■ **What the task asks**
Identify the lines that contain the string "code", then copy each of them.
'''
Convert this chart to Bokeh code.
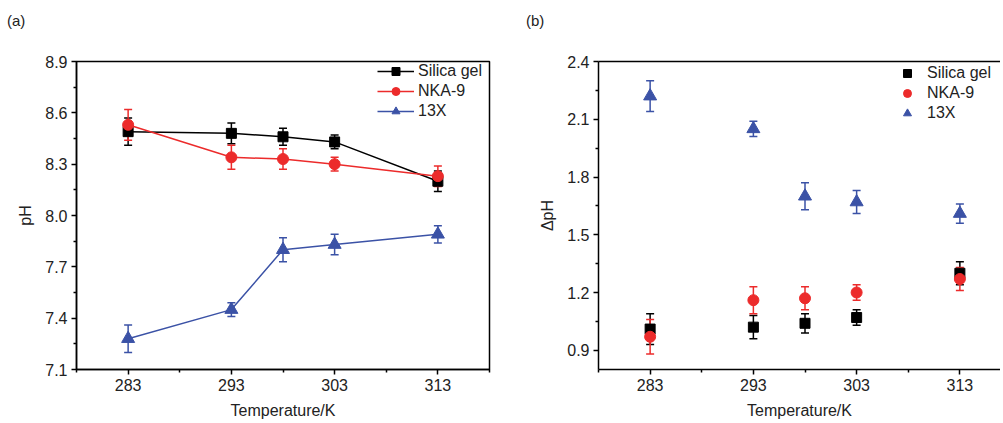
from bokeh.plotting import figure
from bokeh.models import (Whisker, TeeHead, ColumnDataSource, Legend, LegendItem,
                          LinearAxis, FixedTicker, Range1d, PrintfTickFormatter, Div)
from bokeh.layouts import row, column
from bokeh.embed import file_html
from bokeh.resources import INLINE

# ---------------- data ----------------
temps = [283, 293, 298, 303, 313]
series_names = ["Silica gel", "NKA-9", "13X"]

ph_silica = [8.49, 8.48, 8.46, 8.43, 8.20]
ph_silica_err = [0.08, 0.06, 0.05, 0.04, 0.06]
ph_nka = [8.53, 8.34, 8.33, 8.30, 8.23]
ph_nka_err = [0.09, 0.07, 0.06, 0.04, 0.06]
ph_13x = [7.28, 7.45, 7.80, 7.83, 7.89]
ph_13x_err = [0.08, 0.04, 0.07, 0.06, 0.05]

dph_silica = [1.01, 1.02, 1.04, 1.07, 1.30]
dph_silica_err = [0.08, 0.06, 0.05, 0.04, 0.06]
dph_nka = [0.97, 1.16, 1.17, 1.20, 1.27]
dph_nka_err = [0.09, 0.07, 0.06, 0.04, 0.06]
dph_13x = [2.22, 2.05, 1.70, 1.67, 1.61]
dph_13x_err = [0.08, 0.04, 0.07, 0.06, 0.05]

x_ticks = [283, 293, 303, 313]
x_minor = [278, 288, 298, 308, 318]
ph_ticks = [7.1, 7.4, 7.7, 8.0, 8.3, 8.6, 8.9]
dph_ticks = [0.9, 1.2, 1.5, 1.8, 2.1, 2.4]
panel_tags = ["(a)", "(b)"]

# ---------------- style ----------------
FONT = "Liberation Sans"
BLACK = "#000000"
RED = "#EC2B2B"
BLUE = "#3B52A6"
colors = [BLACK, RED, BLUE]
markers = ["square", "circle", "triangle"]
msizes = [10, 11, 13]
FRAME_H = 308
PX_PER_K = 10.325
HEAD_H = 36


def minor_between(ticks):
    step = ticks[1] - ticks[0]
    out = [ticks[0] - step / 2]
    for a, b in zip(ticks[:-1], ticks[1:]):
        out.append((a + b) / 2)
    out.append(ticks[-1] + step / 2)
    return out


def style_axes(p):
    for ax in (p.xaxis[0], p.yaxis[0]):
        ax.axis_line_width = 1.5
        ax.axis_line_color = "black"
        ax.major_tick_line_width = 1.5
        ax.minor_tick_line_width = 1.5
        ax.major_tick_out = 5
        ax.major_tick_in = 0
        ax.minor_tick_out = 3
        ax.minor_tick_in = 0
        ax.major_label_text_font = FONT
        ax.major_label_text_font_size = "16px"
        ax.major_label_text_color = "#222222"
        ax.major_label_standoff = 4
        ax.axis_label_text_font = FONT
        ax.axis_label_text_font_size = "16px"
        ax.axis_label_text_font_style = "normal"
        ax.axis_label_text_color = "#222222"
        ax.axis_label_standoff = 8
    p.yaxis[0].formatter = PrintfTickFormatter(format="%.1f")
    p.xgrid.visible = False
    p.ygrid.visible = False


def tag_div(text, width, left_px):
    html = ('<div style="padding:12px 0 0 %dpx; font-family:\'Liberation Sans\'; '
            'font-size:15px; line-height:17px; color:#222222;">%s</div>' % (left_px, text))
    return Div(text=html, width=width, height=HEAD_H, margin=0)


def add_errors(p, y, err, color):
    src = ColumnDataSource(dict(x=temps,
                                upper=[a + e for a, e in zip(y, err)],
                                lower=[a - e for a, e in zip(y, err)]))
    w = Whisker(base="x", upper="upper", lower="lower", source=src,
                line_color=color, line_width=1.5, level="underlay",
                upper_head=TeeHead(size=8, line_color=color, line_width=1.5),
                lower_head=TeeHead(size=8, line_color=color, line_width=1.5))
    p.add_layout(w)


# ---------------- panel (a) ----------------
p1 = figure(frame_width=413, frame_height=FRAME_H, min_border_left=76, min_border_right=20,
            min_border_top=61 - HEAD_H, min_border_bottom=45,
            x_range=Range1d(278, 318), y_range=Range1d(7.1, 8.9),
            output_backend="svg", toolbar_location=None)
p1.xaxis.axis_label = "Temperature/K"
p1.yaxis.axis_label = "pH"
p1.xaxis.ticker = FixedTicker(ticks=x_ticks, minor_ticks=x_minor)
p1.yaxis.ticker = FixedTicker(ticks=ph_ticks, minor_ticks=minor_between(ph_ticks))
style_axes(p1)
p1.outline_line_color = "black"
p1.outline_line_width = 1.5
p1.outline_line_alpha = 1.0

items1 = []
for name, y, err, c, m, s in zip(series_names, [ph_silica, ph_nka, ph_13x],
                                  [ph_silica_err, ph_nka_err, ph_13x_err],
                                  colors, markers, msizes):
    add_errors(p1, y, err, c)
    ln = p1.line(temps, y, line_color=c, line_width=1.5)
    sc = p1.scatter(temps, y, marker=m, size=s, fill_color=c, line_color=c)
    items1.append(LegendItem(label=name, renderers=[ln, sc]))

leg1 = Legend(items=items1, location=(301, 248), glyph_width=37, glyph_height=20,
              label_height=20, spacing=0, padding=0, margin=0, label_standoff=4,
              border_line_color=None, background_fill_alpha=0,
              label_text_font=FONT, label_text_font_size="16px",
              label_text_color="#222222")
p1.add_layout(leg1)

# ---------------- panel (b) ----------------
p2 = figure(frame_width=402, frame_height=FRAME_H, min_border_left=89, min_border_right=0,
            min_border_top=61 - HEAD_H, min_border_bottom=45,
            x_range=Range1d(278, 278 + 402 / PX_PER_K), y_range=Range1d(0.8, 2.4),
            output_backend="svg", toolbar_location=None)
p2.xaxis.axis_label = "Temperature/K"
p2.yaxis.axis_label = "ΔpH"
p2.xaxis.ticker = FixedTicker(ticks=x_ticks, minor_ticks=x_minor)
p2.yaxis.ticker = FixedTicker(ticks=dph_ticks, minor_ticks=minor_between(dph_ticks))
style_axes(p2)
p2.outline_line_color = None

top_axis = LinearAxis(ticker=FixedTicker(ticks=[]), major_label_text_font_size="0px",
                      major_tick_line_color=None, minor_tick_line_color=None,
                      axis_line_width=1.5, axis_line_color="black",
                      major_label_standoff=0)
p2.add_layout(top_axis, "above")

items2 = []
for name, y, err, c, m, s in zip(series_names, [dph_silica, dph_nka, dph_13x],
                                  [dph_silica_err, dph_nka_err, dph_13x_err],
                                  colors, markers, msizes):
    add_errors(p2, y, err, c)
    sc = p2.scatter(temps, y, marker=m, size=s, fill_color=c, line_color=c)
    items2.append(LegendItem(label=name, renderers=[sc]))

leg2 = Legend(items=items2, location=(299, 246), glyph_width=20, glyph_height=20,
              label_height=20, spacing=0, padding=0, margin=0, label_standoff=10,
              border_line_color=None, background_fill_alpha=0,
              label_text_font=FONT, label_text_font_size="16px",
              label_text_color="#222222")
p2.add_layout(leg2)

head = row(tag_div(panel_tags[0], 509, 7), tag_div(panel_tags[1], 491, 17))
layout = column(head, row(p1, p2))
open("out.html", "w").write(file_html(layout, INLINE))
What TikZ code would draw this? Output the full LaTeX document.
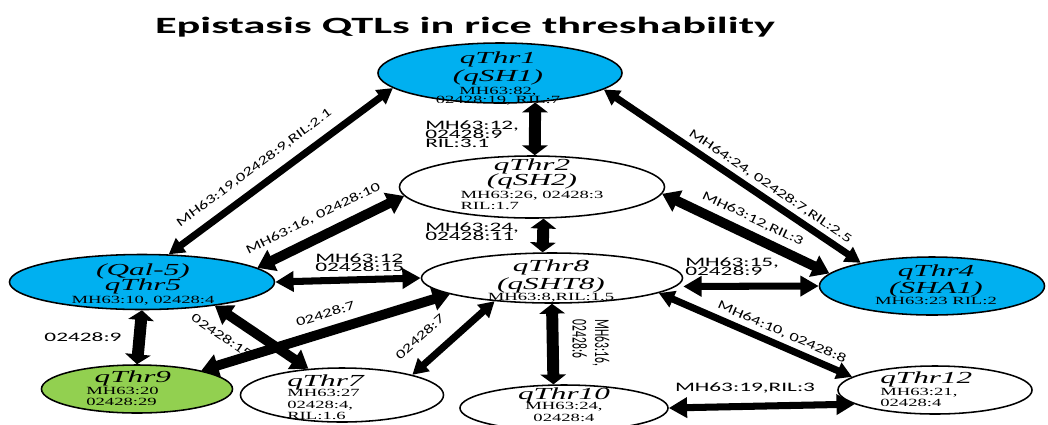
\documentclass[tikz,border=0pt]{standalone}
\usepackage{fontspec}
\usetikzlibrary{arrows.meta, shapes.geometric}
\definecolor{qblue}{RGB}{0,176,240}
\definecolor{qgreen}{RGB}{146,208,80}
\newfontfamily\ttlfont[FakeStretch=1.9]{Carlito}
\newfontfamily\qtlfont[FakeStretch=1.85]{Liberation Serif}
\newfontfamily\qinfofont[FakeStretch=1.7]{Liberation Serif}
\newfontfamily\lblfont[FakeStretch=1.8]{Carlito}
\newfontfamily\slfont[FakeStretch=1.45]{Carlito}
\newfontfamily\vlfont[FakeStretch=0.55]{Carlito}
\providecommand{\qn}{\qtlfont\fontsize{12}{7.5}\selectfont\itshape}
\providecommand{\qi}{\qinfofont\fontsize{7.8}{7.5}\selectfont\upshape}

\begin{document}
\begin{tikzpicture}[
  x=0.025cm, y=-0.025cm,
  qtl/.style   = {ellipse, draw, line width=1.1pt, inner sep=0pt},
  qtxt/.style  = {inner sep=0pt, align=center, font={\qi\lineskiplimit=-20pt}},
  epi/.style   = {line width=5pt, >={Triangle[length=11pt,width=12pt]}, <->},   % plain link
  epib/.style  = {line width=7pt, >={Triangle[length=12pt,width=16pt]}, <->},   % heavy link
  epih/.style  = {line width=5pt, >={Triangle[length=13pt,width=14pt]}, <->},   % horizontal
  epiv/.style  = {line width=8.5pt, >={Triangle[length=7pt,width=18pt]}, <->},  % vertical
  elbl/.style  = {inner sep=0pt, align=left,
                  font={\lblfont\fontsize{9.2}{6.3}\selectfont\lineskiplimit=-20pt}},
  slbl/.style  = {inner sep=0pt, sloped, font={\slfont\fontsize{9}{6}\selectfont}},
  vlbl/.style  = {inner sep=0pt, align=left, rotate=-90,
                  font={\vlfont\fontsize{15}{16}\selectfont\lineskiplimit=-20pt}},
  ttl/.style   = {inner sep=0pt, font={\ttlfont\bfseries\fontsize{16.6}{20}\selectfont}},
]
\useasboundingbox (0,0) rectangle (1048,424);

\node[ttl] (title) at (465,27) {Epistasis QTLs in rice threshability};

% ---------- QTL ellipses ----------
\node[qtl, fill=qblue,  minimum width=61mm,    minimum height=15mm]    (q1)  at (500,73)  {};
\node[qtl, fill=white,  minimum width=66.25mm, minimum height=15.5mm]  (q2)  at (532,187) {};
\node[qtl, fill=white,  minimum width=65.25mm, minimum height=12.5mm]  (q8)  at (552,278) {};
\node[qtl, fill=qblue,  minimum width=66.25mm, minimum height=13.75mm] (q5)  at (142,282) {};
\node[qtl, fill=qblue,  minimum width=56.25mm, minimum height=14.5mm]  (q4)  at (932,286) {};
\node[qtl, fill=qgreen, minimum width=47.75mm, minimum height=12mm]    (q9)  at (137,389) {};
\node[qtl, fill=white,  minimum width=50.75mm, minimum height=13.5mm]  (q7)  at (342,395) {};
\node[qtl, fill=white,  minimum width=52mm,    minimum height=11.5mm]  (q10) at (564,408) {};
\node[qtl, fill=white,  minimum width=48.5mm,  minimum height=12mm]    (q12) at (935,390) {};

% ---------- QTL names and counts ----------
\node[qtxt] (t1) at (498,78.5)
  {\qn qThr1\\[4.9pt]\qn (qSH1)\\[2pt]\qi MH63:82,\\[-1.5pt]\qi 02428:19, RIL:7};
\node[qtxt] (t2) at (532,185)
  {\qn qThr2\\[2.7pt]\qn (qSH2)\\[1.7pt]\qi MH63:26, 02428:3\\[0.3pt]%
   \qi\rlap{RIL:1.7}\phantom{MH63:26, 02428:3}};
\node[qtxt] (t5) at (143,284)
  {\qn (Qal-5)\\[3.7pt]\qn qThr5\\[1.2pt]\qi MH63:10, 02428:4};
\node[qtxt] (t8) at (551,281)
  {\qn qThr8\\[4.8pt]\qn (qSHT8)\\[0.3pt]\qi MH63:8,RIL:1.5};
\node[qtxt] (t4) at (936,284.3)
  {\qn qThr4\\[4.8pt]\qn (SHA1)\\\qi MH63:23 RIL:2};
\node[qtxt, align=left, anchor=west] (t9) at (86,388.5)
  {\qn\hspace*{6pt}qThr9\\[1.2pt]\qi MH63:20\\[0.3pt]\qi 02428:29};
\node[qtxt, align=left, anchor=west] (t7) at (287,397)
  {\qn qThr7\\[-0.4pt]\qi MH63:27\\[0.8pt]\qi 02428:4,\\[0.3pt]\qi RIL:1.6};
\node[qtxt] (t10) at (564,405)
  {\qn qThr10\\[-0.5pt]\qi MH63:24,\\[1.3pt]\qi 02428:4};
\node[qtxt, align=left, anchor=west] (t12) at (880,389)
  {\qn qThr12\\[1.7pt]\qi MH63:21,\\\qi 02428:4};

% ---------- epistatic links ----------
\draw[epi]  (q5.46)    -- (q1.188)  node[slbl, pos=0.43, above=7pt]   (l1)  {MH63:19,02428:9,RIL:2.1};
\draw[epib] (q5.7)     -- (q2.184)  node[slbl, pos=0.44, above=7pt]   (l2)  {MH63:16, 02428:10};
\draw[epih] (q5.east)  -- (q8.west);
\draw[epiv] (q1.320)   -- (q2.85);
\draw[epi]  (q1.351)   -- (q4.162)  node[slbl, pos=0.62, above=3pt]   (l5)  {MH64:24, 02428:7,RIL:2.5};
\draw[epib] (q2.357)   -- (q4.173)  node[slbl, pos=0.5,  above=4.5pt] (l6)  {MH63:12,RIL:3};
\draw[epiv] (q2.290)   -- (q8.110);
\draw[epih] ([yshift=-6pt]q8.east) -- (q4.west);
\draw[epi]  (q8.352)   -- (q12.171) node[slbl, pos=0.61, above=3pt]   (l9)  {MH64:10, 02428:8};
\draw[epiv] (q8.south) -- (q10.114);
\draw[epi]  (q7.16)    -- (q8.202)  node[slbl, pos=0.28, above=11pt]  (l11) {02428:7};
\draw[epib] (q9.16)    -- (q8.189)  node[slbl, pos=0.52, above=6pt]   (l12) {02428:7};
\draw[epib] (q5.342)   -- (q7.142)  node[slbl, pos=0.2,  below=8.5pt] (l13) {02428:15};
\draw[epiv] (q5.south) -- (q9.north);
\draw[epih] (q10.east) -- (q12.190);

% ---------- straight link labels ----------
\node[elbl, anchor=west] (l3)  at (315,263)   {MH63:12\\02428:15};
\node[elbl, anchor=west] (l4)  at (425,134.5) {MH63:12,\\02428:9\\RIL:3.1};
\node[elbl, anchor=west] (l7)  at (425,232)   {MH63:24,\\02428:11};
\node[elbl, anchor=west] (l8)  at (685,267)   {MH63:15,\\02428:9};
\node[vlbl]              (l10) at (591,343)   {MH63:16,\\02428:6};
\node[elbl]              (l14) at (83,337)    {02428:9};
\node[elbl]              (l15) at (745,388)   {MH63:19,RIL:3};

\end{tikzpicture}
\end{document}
'''
■ **In response**
Convert this chart to Bokeh code.
What TikZ code would draw this? Output the full LaTeX document.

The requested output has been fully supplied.